## Begin

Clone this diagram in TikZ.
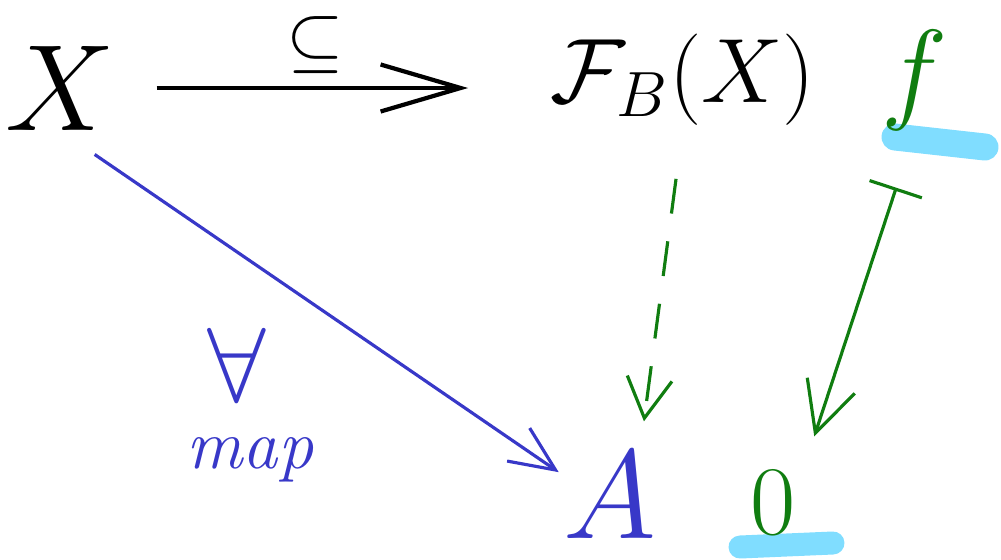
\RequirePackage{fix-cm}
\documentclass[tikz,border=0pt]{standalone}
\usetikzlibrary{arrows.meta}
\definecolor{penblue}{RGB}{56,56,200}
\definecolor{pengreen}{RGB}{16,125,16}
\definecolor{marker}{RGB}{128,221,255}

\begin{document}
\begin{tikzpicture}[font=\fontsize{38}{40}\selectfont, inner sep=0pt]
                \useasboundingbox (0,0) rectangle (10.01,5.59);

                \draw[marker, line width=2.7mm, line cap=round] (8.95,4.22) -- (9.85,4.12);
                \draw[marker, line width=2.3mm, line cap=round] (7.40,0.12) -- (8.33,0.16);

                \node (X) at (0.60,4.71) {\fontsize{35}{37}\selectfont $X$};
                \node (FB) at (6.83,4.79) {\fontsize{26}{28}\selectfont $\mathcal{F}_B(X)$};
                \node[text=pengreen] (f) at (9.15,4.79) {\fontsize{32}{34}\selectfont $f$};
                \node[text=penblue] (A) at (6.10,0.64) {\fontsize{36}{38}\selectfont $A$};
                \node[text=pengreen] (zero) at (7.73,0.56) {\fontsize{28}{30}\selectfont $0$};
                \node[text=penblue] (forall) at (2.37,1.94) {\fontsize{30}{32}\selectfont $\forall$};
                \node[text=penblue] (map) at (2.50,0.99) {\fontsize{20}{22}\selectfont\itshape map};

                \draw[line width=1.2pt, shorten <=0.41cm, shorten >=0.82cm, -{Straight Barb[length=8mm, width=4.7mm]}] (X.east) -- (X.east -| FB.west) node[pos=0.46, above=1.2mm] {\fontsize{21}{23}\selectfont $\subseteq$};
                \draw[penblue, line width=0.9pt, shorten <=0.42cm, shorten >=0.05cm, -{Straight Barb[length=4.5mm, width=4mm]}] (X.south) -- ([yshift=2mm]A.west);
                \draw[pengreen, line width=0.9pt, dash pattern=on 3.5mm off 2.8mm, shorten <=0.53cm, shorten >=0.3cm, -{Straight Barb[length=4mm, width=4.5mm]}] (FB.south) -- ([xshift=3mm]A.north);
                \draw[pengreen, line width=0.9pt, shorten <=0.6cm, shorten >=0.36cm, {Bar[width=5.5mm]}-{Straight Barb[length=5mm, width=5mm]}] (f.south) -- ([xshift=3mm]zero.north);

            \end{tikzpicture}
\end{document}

## End

YOUR TASK = Quote, exactly and only, the lines from the first line of the data above through the line containing "(0,0) rectangle (10.01,5.59);". The pictures do not belong in it.

RESPONSE FOR THIS EXERCISE =
Clone this diagram in TikZ.
\RequirePackage{fix-cm}
\documentclass[tikz,border=0pt]{standalone}
\usetikzlibrary{arrows.meta}
\definecolor{penblue}{RGB}{56,56,200}
\definecolor{pengreen}{RGB}{16,125,16}
\definecolor{marker}{RGB}{128,221,255}

\begin{document}
\begin{tikzpicture}[font=\fontsize{38}{40}\selectfont, inner sep=0pt]
                \useasboundingbox (0,0) rectangle (10.01,5.59);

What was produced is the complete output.